◆ Exercise description:
Leave out any pictures and transcribe all other data below exactly.

◆ Source material:
────

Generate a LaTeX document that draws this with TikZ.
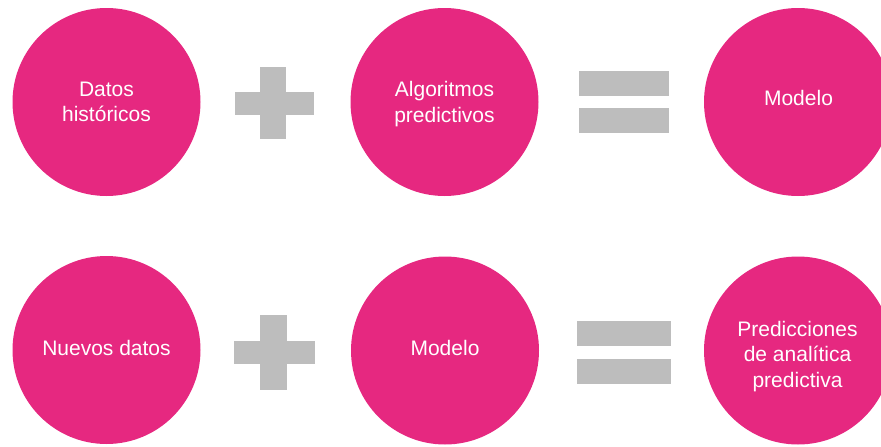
\documentclass[tikz,border=0pt]{standalone}
\usepackage{fontspec}
\setmainfont{Liberation Sans}
\definecolor{pinkc}{HTML}{E62880}
\definecolor{grayc}{HTML}{BDBDBD}
\begin{document}
\begin{tikzpicture}[x=1pt,y=-1pt,
  bubble/.style={circle,fill=pinkc,draw=none,minimum size=188pt,inner sep=0pt},
  label/.style={text=white,font=\fontsize{21}{25.5}\selectfont,align=center,inner sep=0pt},
  bar/.style={fill=grayc,draw=none}]
\useasboundingbox (0,0) rectangle (881,447);
\clip (0,0) rectangle (881,447);
% top row
\node[bubble] (c1) at (106.5,102) {};
\node[bubble] (c2) at (444.5,102) {};
\node[bubble] (c3) at (798,102) {};
\node[label] (t1) at (106.5,102) {Datos\\históricos};
\node[label] (t2) at (444.5,104) {Algoritmos\\predictivos};
\node[label,anchor=base] (t3) at (798.5,105) {Modelo};
% plus top
\fill[bar] (260,67) rectangle (286,139);
\fill[bar] (235,92) rectangle (314,115);
% equals top
\fill[bar] (579,71) rectangle (669,96);
\fill[bar] (579,108) rectangle (669,133);
% bottom row
\node[bubble] (d1) at (106.5,350) {};
\node[bubble] (d2) at (445,350.5) {};
\node[bubble] (d3) at (798,350.5) {};
\node[label,anchor=base] (u1) at (106.5,355) {Nuevos datos};
\node[label,anchor=base] (u2) at (445,355) {Modelo};
\node[label] (u3) at (797.5,356.5) {Predicciones\\de analítica\\predictiva};
% plus bottom
\fill[bar] (260,315) rectangle (287,390);
\fill[bar] (234,341) rectangle (315,364);
% equals bottom
\fill[bar] (577,321) rectangle (671,346);
\fill[bar] (577,359) rectangle (671,384);
\end{tikzpicture}
\end{document}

────

◆ Response for this exercise:
Generate a LaTeX document that draws this with TikZ.
\documentclass[tikz,border=0pt]{standalone}
\usepackage{fontspec}
\setmainfont{Liberation Sans}
\definecolor{pinkc}{HTML}{E62880}
\definecolor{grayc}{HTML}{BDBDBD}
\begin{document}
\begin{tikzpicture}[x=1pt,y=-1pt,
  bubble/.style={circle,fill=pinkc,draw=none,minimum size=188pt,inner sep=0pt},
  label/.style={text=white,font=\fontsize{21}{25.5}\selectfont,align=center,inner sep=0pt},
  bar/.style={fill=grayc,draw=none}]
\useasboundingbox (0,0) rectangle (881,447);
\clip (0,0) rectangle (881,447);
% top row
\node[bubble] (c1) at (106.5,102) {};
\node[bubble] (c2) at (444.5,102) {};
\node[bubble] (c3) at (798,102) {};
\node[label] (t1) at (106.5,102) {Datos\\históricos};
\node[label] (t2) at (444.5,104) {Algoritmos\\predictivos};
\node[label,anchor=base] (t3) at (798.5,105) {Modelo};
% plus top
\fill[bar] (260,67) rectangle (286,139);
\fill[bar] (235,92) rectangle (314,115);
% equals top
\fill[bar] (579,71) rectangle (669,96);
\fill[bar] (579,108) rectangle (669,133);
% bottom row
\node[bubble] (d1) at (106.5,350) {};
\node[bubble] (d2) at (445,350.5) {};
\node[bubble] (d3) at (798,350.5) {};
\node[label,anchor=base] (u1) at (106.5,355) {Nuevos datos};
\node[label,anchor=base] (u2) at (445,355) {Modelo};
\node[label] (u3) at (797.5,356.5) {Predicciones\\de analítica\\predictiva};
% plus bottom
\fill[bar] (260,315) rectangle (287,390);
\fill[bar] (234,341) rectangle (315,364);
% equals bottom
\fill[bar] (577,321) rectangle (671,346);
\fill[bar] (577,359) rectangle (671,384);
\end{tikzpicture}
\end{document}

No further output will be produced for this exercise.